# START OF INFORMATION PROVIDED

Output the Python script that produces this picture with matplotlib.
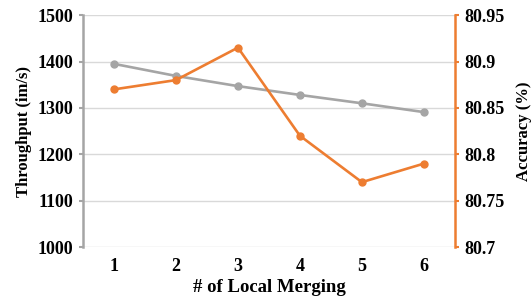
import matplotlib
matplotlib.use("Agg")
import matplotlib.pyplot as plt

# Data
merging = [1, 2, 3, 4, 5, 6]
throughput = [1395, 1369, 1347, 1328, 1310, 1291]
accuracy = [80.87, 80.88, 80.915, 80.82, 80.77, 80.79]

gray = "#A5A5A5"
orange = "#ED7D31"

plt.rcParams["font.family"] = ["Liberation Serif", "DejaVu Serif"]
plt.rcParams["font.weight"] = "bold"

fig = plt.figure(figsize=(5.32, 2.97), dpi=100)
ax1 = fig.add_axes([0.156, 0.168, 0.699, 0.781])
ax2 = ax1.twinx()

ax1.plot(merging, throughput, color=gray, lw=1.9, marker="o", ms=5, zorder=3)
ax2.plot(merging, accuracy, color=orange, lw=1.9, marker="o", ms=5, zorder=3)

ax1.set_xlim(0.5, 6.5)
ax1.set_ylim(1000, 1500)
ax1.set_yticks(range(1000, 1501, 100))
ax2.set_ylim(80.7, 80.95)
ax2.set_yticks([80.7, 80.75, 80.8, 80.85, 80.9, 80.95])
ax2.set_yticklabels(["80.7", "80.75", "80.8", "80.85", "80.9", "80.95"])
ax1.set_xticks(merging)

ax1.grid(axis="y", color="#D9D9D9", lw=1)
ax1.set_axisbelow(True)

for ax in (ax1, ax2):
    ax.spines["top"].set_visible(False)
    ax.spines["bottom"].set_visible(False)
ax1.spines["right"].set_visible(False)
ax2.spines["left"].set_visible(False)
ax1.spines["left"].set_color(gray)
ax1.spines["left"].set_linewidth(1.8)
ax2.spines["right"].set_color(orange)
ax2.spines["right"].set_linewidth(1.8)

ax1.tick_params(axis="y", color=gray, width=1.5, length=3, labelsize=13, pad=4)
ax1.tick_params(axis="x", length=0, labelsize=13, pad=8)
ax2.tick_params(axis="y", color=orange, width=1.5, length=3, labelsize=13, pad=4)

ax1.set_ylabel("Throughput (im/s)", fontsize=12, fontweight="bold", labelpad=4)
ax2.set_ylabel("Accuracy (%)", fontsize=12, fontweight="bold", rotation=90, labelpad=8)
ax1.set_xlabel("# of Local Merging", fontsize=13.5, fontweight="bold", labelpad=3)

fig.savefig("out.png", dpi=100)
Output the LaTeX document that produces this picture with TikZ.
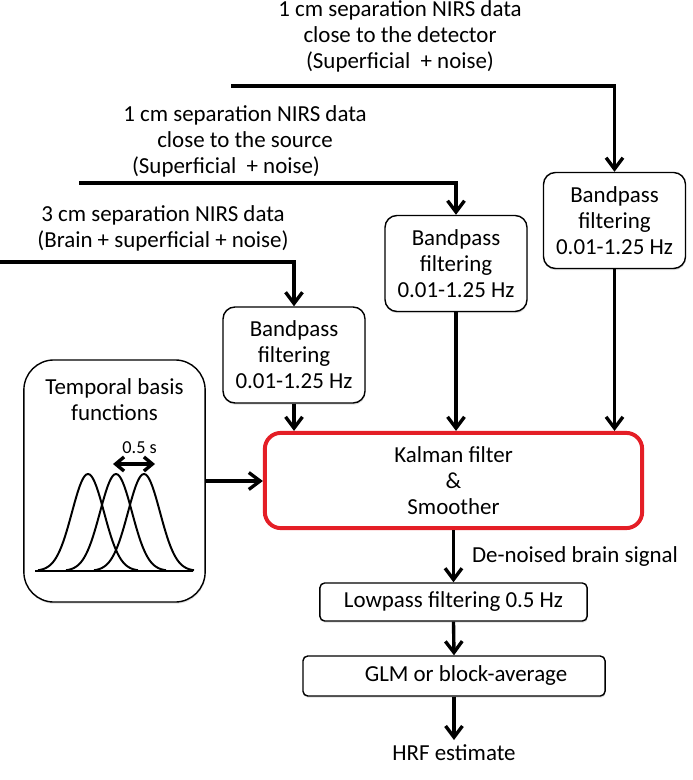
\documentclass[tikz,border=0pt]{standalone}
\usepackage{fontspec}
\setmainfont{Carlito}
\usepackage{xcolor}
\usetikzlibrary{arrows.meta, shadows}

\definecolor{kalmanred}{RGB}{228,30,38}

\tikzset{
  srctext/.style={align=center, inner sep=0pt},
  bandbox/.style={draw, line width=1pt, rounded corners=0.3cm, align=center, fill=white,
    minimum width=3.55cm, minimum height=2.4cm, inner sep=0pt,
    drop shadow={shadow xshift=0.4pt, shadow yshift=-1.2pt, opacity=0.25}},
  outbox/.style={draw, line width=1pt, rounded corners=0.12cm, fill=white, inner sep=0pt,
    drop shadow={shadow xshift=0.4pt, shadow yshift=-1.2pt, opacity=0.25}},
  kalmanbox/.style={draw=kalmanred, line width=2.8pt, rounded corners=0.4cm, align=center,
    minimum width=9.43cm, minimum height=2.38cm, inner sep=0pt},
  basisbox/.style={draw, line width=1pt, rounded corners=0.75cm, fill=white,
    minimum width=4.53cm, minimum height=6.05cm,
    drop shadow={shadow xshift=0.4pt, shadow yshift=-1.2pt, opacity=0.25}},
  flow/.style={line width=2.4pt, -{Straight Barb[length=8pt, width=12pt]}},
  span/.style={line width=2.4pt, {Straight Barb[length=6pt, width=10pt]}-{Straight Barb[length=6pt, width=10pt]}},
  curve/.style={line width=1.4pt, line join=round}
}

\begin{document}
\begin{tikzpicture}[x=0.025cm, y=-0.025cm, font=\fontsize{16.3}{18.5}\selectfont]
\useasboundingbox (0,0) rectangle (692,780);

\node[srctext] (srcD) at (400,36) {1 cm separation NIRS data\\close to the detector\\(Superficial\ \ + noise)};
\node[srctext] (srcS) at (245,141) {1 cm separation NIRS data\\close to the source\\(Superficial\ \ + noise)\hspace*{0.95cm}};
\node[srctext] (srcB) at (163,228) {3 cm separation NIRS data\\(Brain + superficial + noise)};

\coordinate (lineD) at (231,86);
\coordinate (lineS) at (79,183);
\coordinate (lineB) at (0,262);

\node[bandbox] (bandB) at (294,355) {Bandpass\\filtering\\0.01-1.25 Hz};
\node[bandbox] (bandS) at (456,263.5) {Bandpass\\filtering\\0.01-1.25 Hz};
\node[bandbox] (bandD) at (614.5,220.5) {Bandpass\\filtering\\0.01-1.25 Hz};

\node[kalmanbox] (kalman) at (453.5,480.5) {Kalman filter\\\&\\Smoother};

\node[basisbox] (basis) at (114.5,481) {};
\node[srctext] (basistitle) at (114.5,400) {Temporal basis\\functions};
\coordinate (spanL) at (113,464);
\coordinate (spanR) at (155,464);
\draw[span] (spanL) -- node[above=6pt, font=\fontsize{13}{15}\selectfont, inner sep=0pt, xshift=4pt] (spanlabel) {0.5 s} (spanR);
\foreach \peak in {88,116,144}
  \draw[curve] plot[domain=-50:50, samples=61] ({\peak+\x},{571-97*exp(-(\x*\x)/512)});
\draw[curve] (35,571) -- (193,571);

\node[outbox, minimum width=6.68cm, minimum height=0.95cm] (lowpass) at (453.5,602) {Lowpass filtering 0.5 Hz};
\node[outbox, minimum width=7.55cm, minimum height=1cm] (glm) at (454,676) {\hspace*{0.6cm}GLM or block-average};
\node (hrf) at (454,753) {HRF estimate};

\draw[flow] (lineD) -| (bandD.north);
\draw[flow] (lineS) -| (bandS.north);
\draw[flow] (lineB) -| (bandB.north);
\draw[flow] (bandB.south) -- (bandB.south |- kalman.north);
\draw[flow] (bandS.south) -- (bandS.south |- kalman.north);
\draw[flow] (bandD.south) -- (bandD.south |- kalman.north);
\draw[flow] (basis.east) -- (basis.east -| kalman.west);
\draw[flow] (kalman.south) -- node[right=12pt, inner sep=0pt] (denoised) {De-noised brain signal} (lowpass.north);
\draw[flow] (lowpass.south) -- (glm.north);
\draw[flow] (glm.south) -- (hrf.north);
\end{tikzpicture}
\end{document}
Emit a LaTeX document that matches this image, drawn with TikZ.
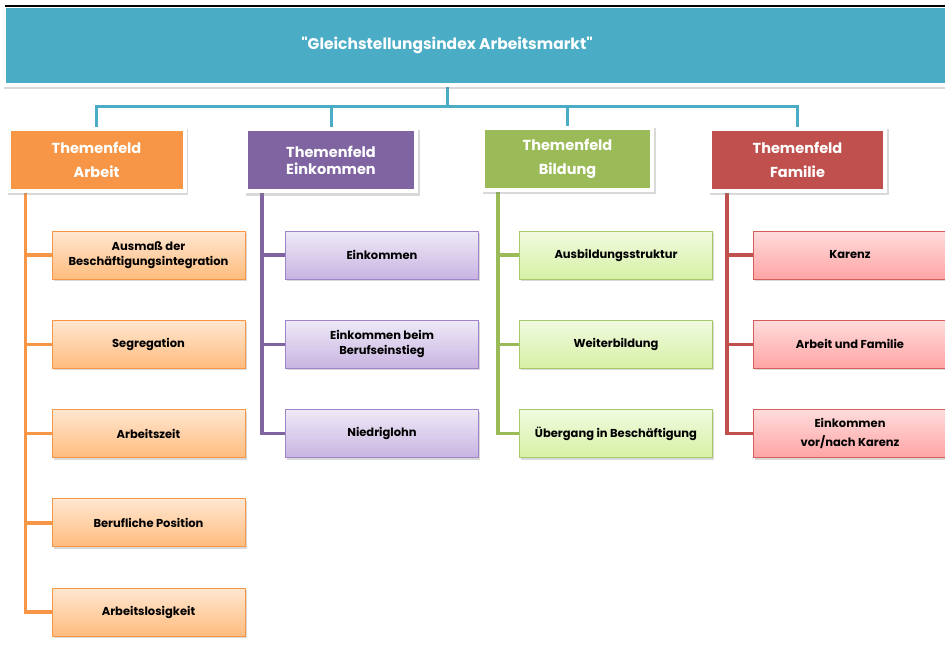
\documentclass[tikz,border=0pt]{standalone}
\usepackage{fontspec}
\setmainfont{Poppins}
\usetikzlibrary{shadows,backgrounds}
\definecolor{aqua}{HTML}{4BACC6}
\definecolor{orMain}{HTML}{F79646}
\definecolor{orTop}{HTML}{FFE7D1}
\definecolor{orBot}{HTML}{FFBC7E}
\definecolor{puMain}{HTML}{8064A2}
\definecolor{puLine}{HTML}{9F84C8}
\definecolor{puTop}{HTML}{EEEAF7}
\definecolor{puBot}{HTML}{C9B4E2}
\definecolor{grMain}{HTML}{9BBB59}
\definecolor{grLine}{HTML}{A8C86C}
\definecolor{grTop}{HTML}{F1FAE0}
\definecolor{grBot}{HTML}{D6F1A5}
\definecolor{reMain}{HTML}{C0504D}
\definecolor{reLine}{HTML}{D65E5A}
\definecolor{reTop}{HTML}{FFDCDC}
\definecolor{reBot}{HTML}{FFA4A4}

\begin{document}
\begin{tikzpicture}[x=1pt, y=-1pt,
    header/.style={fill=aqua, draw=white, line width=4pt, minimum width=956pt,
        minimum height=79pt, inner sep=0pt,
        drop shadow={opacity=0.3, shadow xshift=0pt, shadow yshift=-4pt}},
    titletext/.style={text=white, inner sep=0pt, font=\bfseries\fontsize{15.5}{18}\selectfont},
    topbox/.style={fill=white, minimum height=66pt, inner sep=0pt,
        align=center, text=white, font=\bfseries\fontsize{14.5}{24}\selectfont,
        drop shadow={opacity=0.3, shadow xshift=1.5pt, shadow yshift=-2.5pt},
        path picture={\fill[#1] ([xshift=4pt,yshift=-4pt]path picture bounding box.north west)
            rectangle ([xshift=-4pt,yshift=4pt]path picture bounding box.south east);}},
    subbox/.style={line width=1pt, minimum width=193pt, minimum height=48pt,
        inner sep=0pt, align=center, font=\bfseries\fontsize{11.5}{15}\selectfont,
        drop shadow={opacity=0.3, shadow xshift=1.5pt, shadow yshift=-2pt}},
    orsub/.style={subbox, draw=orMain, top color=orTop, bottom color=orBot},
    pusub/.style={subbox, draw=puLine, top color=puTop, bottom color=puBot},
    grsub/.style={subbox, draw=grLine, top color=grTop, bottom color=grBot},
    resub/.style={subbox, draw=reLine, top color=reTop, bottom color=reBot},
    treeline/.style={line width=3.5pt, line cap=rect}]
    \clip (0,0) rectangle (945,645);
    \def\dy{89.25} % distance between the sub boxes
    % Header
    \node[header] (title) at (482,45.5) {};
    \draw[black, line width=1.5pt] (5,6) -- (945,6);
    \node[titletext] (titletext) at (447,45) {\textquotedbl Gleichstellungsindex Arbeitsmarkt\textquotedbl};
    % Themenfelder
    \node[topbox=orMain, minimum width=180pt] (arbeit) at (96.5,159.5) {Themenfeld\\Arbeit};
    \node[topbox=puMain, minimum width=174pt,
        font=\bfseries\fontsize{14.5}{17}\selectfont] (einkommen) at (331,160) {Themenfeld\\Einkommen};
    \node[topbox=grMain, minimum width=173pt] (bildung) at (567.5,158.5) {Themenfeld\\Bildung};
    \node[topbox=reMain, minimum width=179pt] (familie) at (797.5,159.5) {Themenfeld\\Familie};
    % Sub boxes
    \foreach \t [count=\i] in {{Ausmaß der\\Beschäftigungsintegration},Segregation,
        Arbeitszeit,{Berufliche Position},Arbeitslosigkeit} {
        \node[orsub] (a\i) at (148.5,{255+\dy*(\i-1)}) {\t};
    }
    \foreach \t [count=\i] in {Einkommen,{Einkommen beim\\Berufseinstieg},Niedriglohn} {
        \node[pusub] (e\i) at (382,{255+\dy*(\i-1)}) {\t};
    }
    \foreach \t [count=\i] in {Ausbildungsstruktur,Weiterbildung,{Übergang in Beschäftigung}} {
        \node[grsub] (b\i) at (616,{255+\dy*(\i-1)}) {\t};
    }
    \foreach \t [count=\i] in {Karenz,{Arbeit und Familie},{Einkommen\\[4pt]vor/nach Karenz}} {
        \node[resub] (f\i) at (850,{255+\dy*(\i-1)}) {\t};
    }
    % Connectors
    \begin{pgfonlayer}{background}
        \coordinate (hub) at (447,106);
        \draw[treeline, aqua, line width=3pt] (titletext |- title.south) -- (hub);
        \foreach \n in {arbeit,einkommen,bildung,familie}
            \draw[treeline, aqua, line width=3pt] (hub) -| (\n.north);
        \coordinate (ta) at ([xshift=19pt]arbeit.south west);
        \coordinate (te) at ([xshift=18pt]einkommen.south west);
        \coordinate (tb) at ([xshift=17pt]bildung.south west);
        \coordinate (tf) at ([xshift=19pt]familie.south west);
        \foreach \i in {1,...,5}
            \draw[treeline, orMain] (ta) |- (a\i.west);
        \foreach \i in {1,...,3} {
            \draw[treeline, puMain] (te) |- (e\i.west);
            \draw[treeline, grMain] (tb) |- (b\i.west);
            \draw[treeline, reMain] (tf) |- (f\i.west);
        }
    \end{pgfonlayer}
\end{tikzpicture}
\end{document}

# END OF INFORMATION PROVIDED

**GIVEN REQUEST:** Each line holding "that" must be found and copied.

**SOLUTION TO THE EXERCISE:**
Output the Python script that produces this picture with matplotlib.
Output the LaTeX document that produces this picture with TikZ.
Emit a LaTeX document that matches this image, drawn with TikZ.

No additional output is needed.